In “Leaving Portlandia“, Jennifer Wyatt explains why she is leaving the hipster-factory of Portland, Oregon:
There have been two universal reactions to my announcement that I was going to move from Portland to the Midwest: surprise and disbelief. But I also found a number of people who, if given a few moments to find clear and honest footing in the conversation, could see through the self-absorbed mental fog that covers the city in equal measure to the grey rain clouds and tells its inhabitants every day that Portland is the most amazing possible place in this country to live. The amount of media devoted to reinforcing this idea is overwhelming in the sense that I believe it has overwhelmed people’s ability to have their own thoughts and identity in Portland…
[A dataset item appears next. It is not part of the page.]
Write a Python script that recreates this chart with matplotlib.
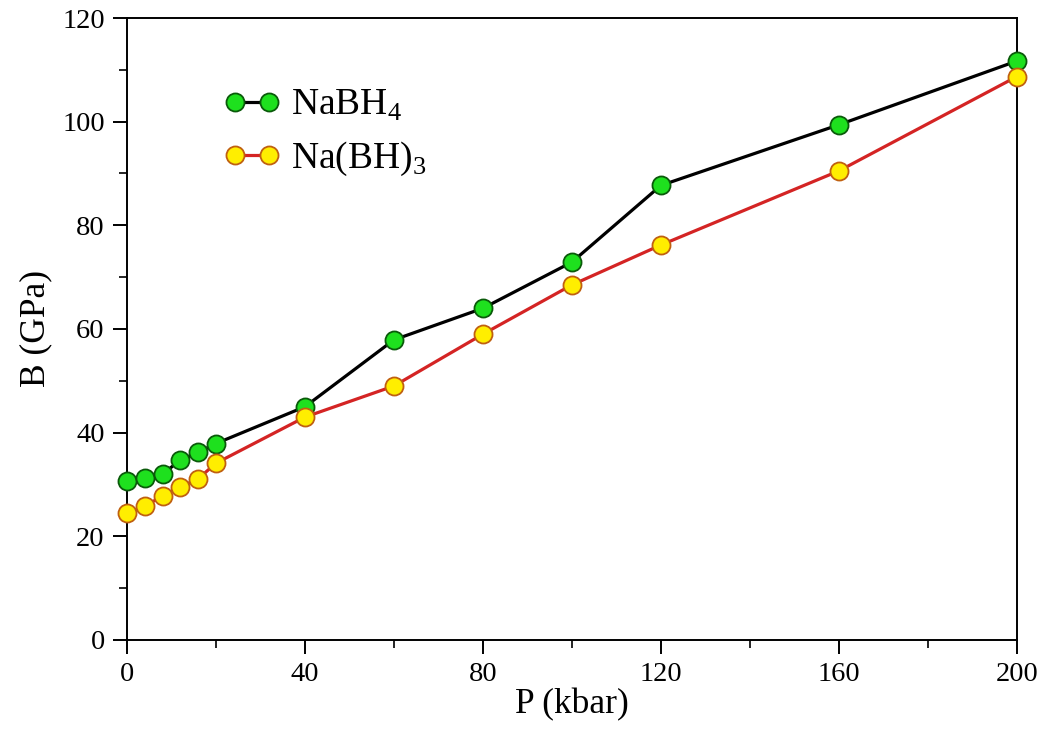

Wyatt is herself a ‘progressive’, yet even she finds the conformism inherent in such liberally-dominated places like Portland suffocating. After pointing out the city’s wonderful “progressive aspects”, she then laments:
Idyllic as this sounds, there is a less appealing aspect to this picture. As Portland concentrates is cultural practices into a few baskets, the proliferation of other ideas diminishes. Ten years ago I would have characterized Portland as a place that had progressive perspectives. Now I would characterize Portland as a place with few ideas, all perpetually reinforced and more deeply ingrained every day. People regurgitate a handful of versions of the same thoughts in ever narrowing expressions. Everywhere you look it is repetition of the same ideas, whether it be on politics, design, or social culture. People strive to look the same, to dress the same, and to have the same lifestyle. It is so pervasive, that women within a 30 to 40 year age range may display similar choices in hair, dress, and accessories. What began as a city with progressive and forward looking ideas to develop a new urban course has become a closed container of cultural conformity. There is a new cookie cutter in Portland, and it is young, alterna-hip, and white.